DATA SHOWN -
* * * *
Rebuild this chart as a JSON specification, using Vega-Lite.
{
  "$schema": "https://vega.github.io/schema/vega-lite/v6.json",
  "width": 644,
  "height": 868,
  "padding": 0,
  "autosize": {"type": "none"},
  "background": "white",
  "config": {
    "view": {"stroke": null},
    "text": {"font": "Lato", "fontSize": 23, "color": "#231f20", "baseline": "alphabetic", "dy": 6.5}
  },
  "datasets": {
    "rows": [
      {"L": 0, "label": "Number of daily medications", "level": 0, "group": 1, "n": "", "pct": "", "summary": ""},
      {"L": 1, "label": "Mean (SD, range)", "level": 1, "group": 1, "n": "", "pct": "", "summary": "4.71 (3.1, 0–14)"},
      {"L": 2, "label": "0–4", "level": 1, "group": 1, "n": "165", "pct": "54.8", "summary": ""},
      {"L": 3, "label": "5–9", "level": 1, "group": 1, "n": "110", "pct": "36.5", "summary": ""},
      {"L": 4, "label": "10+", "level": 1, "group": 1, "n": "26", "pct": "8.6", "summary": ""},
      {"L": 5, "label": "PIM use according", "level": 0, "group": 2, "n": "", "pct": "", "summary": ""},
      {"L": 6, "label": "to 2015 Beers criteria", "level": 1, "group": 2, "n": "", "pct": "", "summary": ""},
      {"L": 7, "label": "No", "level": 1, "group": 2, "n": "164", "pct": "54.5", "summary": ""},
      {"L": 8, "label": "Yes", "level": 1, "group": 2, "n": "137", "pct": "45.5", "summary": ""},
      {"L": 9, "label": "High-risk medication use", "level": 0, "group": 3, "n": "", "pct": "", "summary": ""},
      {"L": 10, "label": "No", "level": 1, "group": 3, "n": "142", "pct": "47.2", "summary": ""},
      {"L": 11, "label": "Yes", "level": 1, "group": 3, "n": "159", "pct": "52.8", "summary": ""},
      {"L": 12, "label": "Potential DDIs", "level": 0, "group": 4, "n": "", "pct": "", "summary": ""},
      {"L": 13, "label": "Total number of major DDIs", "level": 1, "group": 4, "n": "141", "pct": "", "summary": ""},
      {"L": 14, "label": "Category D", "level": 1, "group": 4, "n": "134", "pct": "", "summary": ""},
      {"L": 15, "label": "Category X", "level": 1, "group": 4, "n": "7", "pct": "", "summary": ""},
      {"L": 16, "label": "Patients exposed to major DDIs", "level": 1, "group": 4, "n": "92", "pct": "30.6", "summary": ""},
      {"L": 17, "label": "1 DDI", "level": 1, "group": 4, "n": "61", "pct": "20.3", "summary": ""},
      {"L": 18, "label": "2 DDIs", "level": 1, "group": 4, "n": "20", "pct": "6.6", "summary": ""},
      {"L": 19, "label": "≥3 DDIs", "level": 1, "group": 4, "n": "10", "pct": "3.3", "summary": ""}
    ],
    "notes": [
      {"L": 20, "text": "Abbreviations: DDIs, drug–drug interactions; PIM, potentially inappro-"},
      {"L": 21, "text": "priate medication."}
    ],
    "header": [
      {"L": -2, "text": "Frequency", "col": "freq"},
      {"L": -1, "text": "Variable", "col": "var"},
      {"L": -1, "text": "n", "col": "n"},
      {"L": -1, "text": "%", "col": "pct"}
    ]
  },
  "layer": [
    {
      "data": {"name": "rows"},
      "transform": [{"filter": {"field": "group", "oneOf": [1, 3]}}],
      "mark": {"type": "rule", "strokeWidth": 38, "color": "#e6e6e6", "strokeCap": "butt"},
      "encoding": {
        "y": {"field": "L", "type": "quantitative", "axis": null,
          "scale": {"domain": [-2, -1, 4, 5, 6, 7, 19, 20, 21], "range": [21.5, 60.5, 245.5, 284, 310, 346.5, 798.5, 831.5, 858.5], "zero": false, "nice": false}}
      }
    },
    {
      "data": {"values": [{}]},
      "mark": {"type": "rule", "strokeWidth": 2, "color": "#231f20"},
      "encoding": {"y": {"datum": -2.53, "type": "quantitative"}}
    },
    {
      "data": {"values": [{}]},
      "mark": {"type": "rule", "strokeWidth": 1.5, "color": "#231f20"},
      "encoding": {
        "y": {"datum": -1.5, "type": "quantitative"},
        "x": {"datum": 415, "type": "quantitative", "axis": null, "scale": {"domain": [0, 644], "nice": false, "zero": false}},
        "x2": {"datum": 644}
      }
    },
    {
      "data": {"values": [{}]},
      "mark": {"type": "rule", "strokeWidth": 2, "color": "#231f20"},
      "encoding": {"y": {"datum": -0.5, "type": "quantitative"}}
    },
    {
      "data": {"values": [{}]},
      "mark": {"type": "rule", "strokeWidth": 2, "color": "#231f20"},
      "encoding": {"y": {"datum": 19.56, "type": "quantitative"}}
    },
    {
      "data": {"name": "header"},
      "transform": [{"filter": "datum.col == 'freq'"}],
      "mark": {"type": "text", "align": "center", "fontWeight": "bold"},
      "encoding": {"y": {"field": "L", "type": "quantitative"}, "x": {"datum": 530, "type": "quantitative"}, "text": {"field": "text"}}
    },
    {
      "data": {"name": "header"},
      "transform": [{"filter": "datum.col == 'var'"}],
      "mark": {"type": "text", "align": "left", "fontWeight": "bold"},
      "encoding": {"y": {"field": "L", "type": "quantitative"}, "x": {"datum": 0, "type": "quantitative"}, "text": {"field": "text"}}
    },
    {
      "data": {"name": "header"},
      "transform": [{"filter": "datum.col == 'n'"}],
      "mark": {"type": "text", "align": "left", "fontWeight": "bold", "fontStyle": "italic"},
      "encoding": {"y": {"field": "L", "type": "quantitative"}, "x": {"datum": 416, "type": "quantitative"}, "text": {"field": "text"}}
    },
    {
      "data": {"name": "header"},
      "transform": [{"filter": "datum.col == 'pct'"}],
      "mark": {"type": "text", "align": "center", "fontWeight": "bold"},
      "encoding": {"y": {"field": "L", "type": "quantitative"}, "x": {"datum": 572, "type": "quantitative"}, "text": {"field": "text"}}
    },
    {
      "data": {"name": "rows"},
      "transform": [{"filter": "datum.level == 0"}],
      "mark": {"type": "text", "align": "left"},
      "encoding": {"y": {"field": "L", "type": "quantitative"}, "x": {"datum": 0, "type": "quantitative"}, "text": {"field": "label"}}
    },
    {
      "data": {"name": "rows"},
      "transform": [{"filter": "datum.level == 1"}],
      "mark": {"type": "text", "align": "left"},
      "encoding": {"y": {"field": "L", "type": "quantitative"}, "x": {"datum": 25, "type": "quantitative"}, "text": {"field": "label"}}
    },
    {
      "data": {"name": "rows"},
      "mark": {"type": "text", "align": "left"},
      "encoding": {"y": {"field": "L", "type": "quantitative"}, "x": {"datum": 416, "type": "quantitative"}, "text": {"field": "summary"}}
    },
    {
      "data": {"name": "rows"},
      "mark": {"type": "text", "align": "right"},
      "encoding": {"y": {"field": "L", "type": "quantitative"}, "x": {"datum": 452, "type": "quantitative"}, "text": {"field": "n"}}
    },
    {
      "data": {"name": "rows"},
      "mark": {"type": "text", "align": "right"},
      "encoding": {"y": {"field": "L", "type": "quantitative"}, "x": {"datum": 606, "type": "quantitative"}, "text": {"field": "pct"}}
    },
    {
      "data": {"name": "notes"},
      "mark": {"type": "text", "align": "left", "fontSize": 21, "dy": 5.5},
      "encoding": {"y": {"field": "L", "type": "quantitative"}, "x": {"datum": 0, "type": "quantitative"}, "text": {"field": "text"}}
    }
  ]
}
* * * *
EXERCISE DIRECTIONS - Each line above is to be repeated exactly.

RESPONSE BELOW -
Rebuild this chart as a JSON specification, using Vega-Lite.
{
  "$schema": "https://vega.github.io/schema/vega-lite/v6.json",
  "width": 644,
  "height": 868,
  "padding": 0,
  "autosize": {"type": "none"},
  "background": "white",
  "config": {
    "view": {"stroke": null},
    "text": {"font": "Lato", "fontSize": 23, "color": "#231f20", "baseline": "alphabetic", "dy": 6.5}
  },
  "datasets": {
    "rows": [
      {"L": 0, "label": "Number of daily medications", "level": 0, "group": 1, "n": "", "pct": "", "summary": ""},
      {"L": 1, "label": "Mean (SD, range)", "level": 1, "group": 1, "n": "", "pct": "", "summary": "4.71 (3.1, 0–14)"},
      {"L": 2, "label": "0–4", "level": 1, "group": 1, "n": "165", "pct": "54.8", "summary": ""},
      {"L": 3, "label": "5–9", "level": 1, "group": 1, "n": "110", "pct": "36.5", "summary": ""},
      {"L": 4, "label": "10+", "level": 1, "group": 1, "n": "26", "pct": "8.6", "summary": ""},
      {"L": 5, "label": "PIM use according", "level": 0, "group": 2, "n": "", "pct": "", "summary": ""},
      {"L": 6, "label": "to 2015 Beers criteria", "level": 1, "group": 2, "n": "", "pct": "", "summary": ""},
      {"L": 7, "label": "No", "level": 1, "group": 2, "n": "164", "pct": "54.5", "summary": ""},
      {"L": 8, "label": "Yes", "level": 1, "group": 2, "n": "137", "pct": "45.5", "summary": ""},
      {"L": 9, "label": "High-risk medication use", "level": 0, "group": 3, "n": "", "pct": "", "summary": ""},
      {"L": 10, "label": "No", "level": 1, "group": 3, "n": "142", "pct": "47.2", "summary": ""},
      {"L": 11, "label": "Yes", "level": 1, "group": 3, "n": "159", "pct": "52.8", "summary": ""},
      {"L": 12, "label": "Potential DDIs", "level": 0, "group": 4, "n": "", "pct": "", "summary": ""},
      {"L": 13, "label": "Total number of major DDIs", "level": 1, "group": 4, "n": "141", "pct": "", "summary": ""},
      {"L": 14, "label": "Category D", "level": 1, "group": 4, "n": "134", "pct": "", "summary": ""},
      {"L": 15, "label": "Category X", "level": 1, "group": 4, "n": "7", "pct": "", "summary": ""},
      {"L": 16, "label": "Patients exposed to major DDIs", "level": 1, "group": 4, "n": "92", "pct": "30.6", "summary": ""},
      {"L": 17, "label": "1 DDI", "level": 1, "group": 4, "n": "61", "pct": "20.3", "summary": ""},
      {"L": 18, "label": "2 DDIs", "level": 1, "group": 4, "n": "20", "pct": "6.6", "summary": ""},
      {"L": 19, "label": "≥3 DDIs", "level": 1, "group": 4, "n": "10", "pct": "3.3", "summary": ""}
    ],
    "notes": [
      {"L": 20, "text": "Abbreviations: DDIs, drug–drug interactions; PIM, potentially inappro-"},
      {"L": 21, "text": "priate medication."}
    ],
    "header": [
      {"L": -2, "text": "Frequency", "col": "freq"},
      {"L": -1, "text": "Variable", "col": "var"},
      {"L": -1, "text": "n", "col": "n"},
      {"L": -1, "text": "%", "col": "pct"}
    ]
  },
  "layer": [
    {
      "data": {"name": "rows"},
      "transform": [{"filter": {"field": "group", "oneOf": [1, 3]}}],
      "mark": {"type": "rule", "strokeWidth": 38, "color": "#e6e6e6", "strokeCap": "butt"},
      "encoding": {
        "y": {"field": "L", "type": "quantitative", "axis": null,
          "scale": {"domain": [-2, -1, 4, 5, 6, 7, 19, 20, 21], "range": [21.5, 60.5, 245.5, 284, 310, 346.5, 798.5, 831.5, 858.5], "zero": false, "nice": false}}
      }
    },
    {
      "data": {"values": [{}]},
      "mark": {"type": "rule", "strokeWidth": 2, "color": "#231f20"},
      "encoding": {"y": {"datum": -2.53, "type": "quantitative"}}
    },
    {
      "data": {"values": [{}]},
      "mark": {"type": "rule", "strokeWidth": 1.5, "color": "#231f20"},
      "encoding": {
        "y": {"datum": -1.5, "type": "quantitative"},
        "x": {"datum": 415, "type": "quantitative", "axis": null, "scale": {"domain": [0, 644], "nice": false, "zero": false}},
        "x2": {"datum": 644}
      }
    },
    {
      "data": {"values": [{}]},
      "mark": {"type": "rule", "strokeWidth": 2, "color": "#231f20"},
      "encoding": {"y": {"datum": -0.5, "type": "quantitative"}}
    },
    {
      "data": {"values": [{}]},
      "mark": {"type": "rule", "strokeWidth": 2, "color": "#231f20"},
      "encoding": {"y": {"datum": 19.56, "type": "quantitative"}}
    },
    {
      "data": {"name": "header"},
      "transform": [{"filter": "datum.col == 'freq'"}],
      "mark": {"type": "text", "align": "center", "fontWeight": "bold"},
      "encoding": {"y": {"field": "L", "type": "quantitative"}, "x": {"datum": 530, "type": "quantitative"}, "text": {"field": "text"}}
    },
    {
      "data": {"name": "header"},
      "transform": [{"filter": "datum.col == 'var'"}],
      "mark": {"type": "text", "align": "left", "fontWeight": "bold"},
      "encoding": {"y": {"field": "L", "type": "quantitative"}, "x": {"datum": 0, "type": "quantitative"}, "text": {"field": "text"}}
    },
    {
      "data": {"name": "header"},
      "transform": [{"filter": "datum.col == 'n'"}],
      "mark": {"type": "text", "align": "left", "fontWeight": "bold", "fontStyle": "italic"},
      "encoding": {"y": {"field": "L", "type": "quantitative"}, "x": {"datum": 416, "type": "quantitative"}, "text": {"field": "text"}}
    },
    {
      "data": {"name": "header"},
      "transform": [{"filter": "datum.col == 'pct'"}],
      "mark": {"type": "text", "align": "center", "fontWeight": "bold"},
      "encoding": {"y": {"field": "L", "type": "quantitative"}, "x": {"datum": 572, "type": "quantitative"}, "text": {"field": "text"}}
    },
    {
      "data": {"name": "rows"},
      "transform": [{"filter": "datum.level == 0"}],
      "mark": {"type": "text", "align": "left"},
      "encoding": {"y": {"field": "L", "type": "quantitative"}, "x": {"datum": 0, "type": "quantitative"}, "text": {"field": "label"}}
    },
    {
      "data": {"name": "rows"},
      "transform": [{"filter": "datum.level == 1"}],
      "mark": {"type": "text", "align": "left"},
      "encoding": {"y": {"field": "L", "type": "quantitative"}, "x": {"datum": 25, "type": "quantitative"}, "text": {"field": "label"}}
    },
    {
      "data": {"name": "rows"},
      "mark": {"type": "text", "align": "left"},
      "encoding": {"y": {"field": "L", "type": "quantitative"}, "x": {"datum": 416, "type": "quantitative"}, "text": {"field": "summary"}}
    },
    {
      "data": {"name": "rows"},
      "mark": {"type": "text", "align": "right"},
      "encoding": {"y": {"field": "L", "type": "quantitative"}, "x": {"datum": 452, "type": "quantitative"}, "text": {"field": "n"}}
    },
    {
      "data": {"name": "rows"},
      "mark": {"type": "text", "align": "right"},
      "encoding": {"y": {"field": "L", "type": "quantitative"}, "x": {"datum": 606, "type": "quantitative"}, "text": {"field": "pct"}}
    },
    {
      "data": {"name": "notes"},
      "mark": {"type": "text", "align": "left", "fontSize": 21, "dy": 5.5},
      "encoding": {"y": {"field": "L", "type": "quantitative"}, "x": {"datum": 0, "type": "quantitative"}, "text": {"field": "text"}}
    }
  ]
}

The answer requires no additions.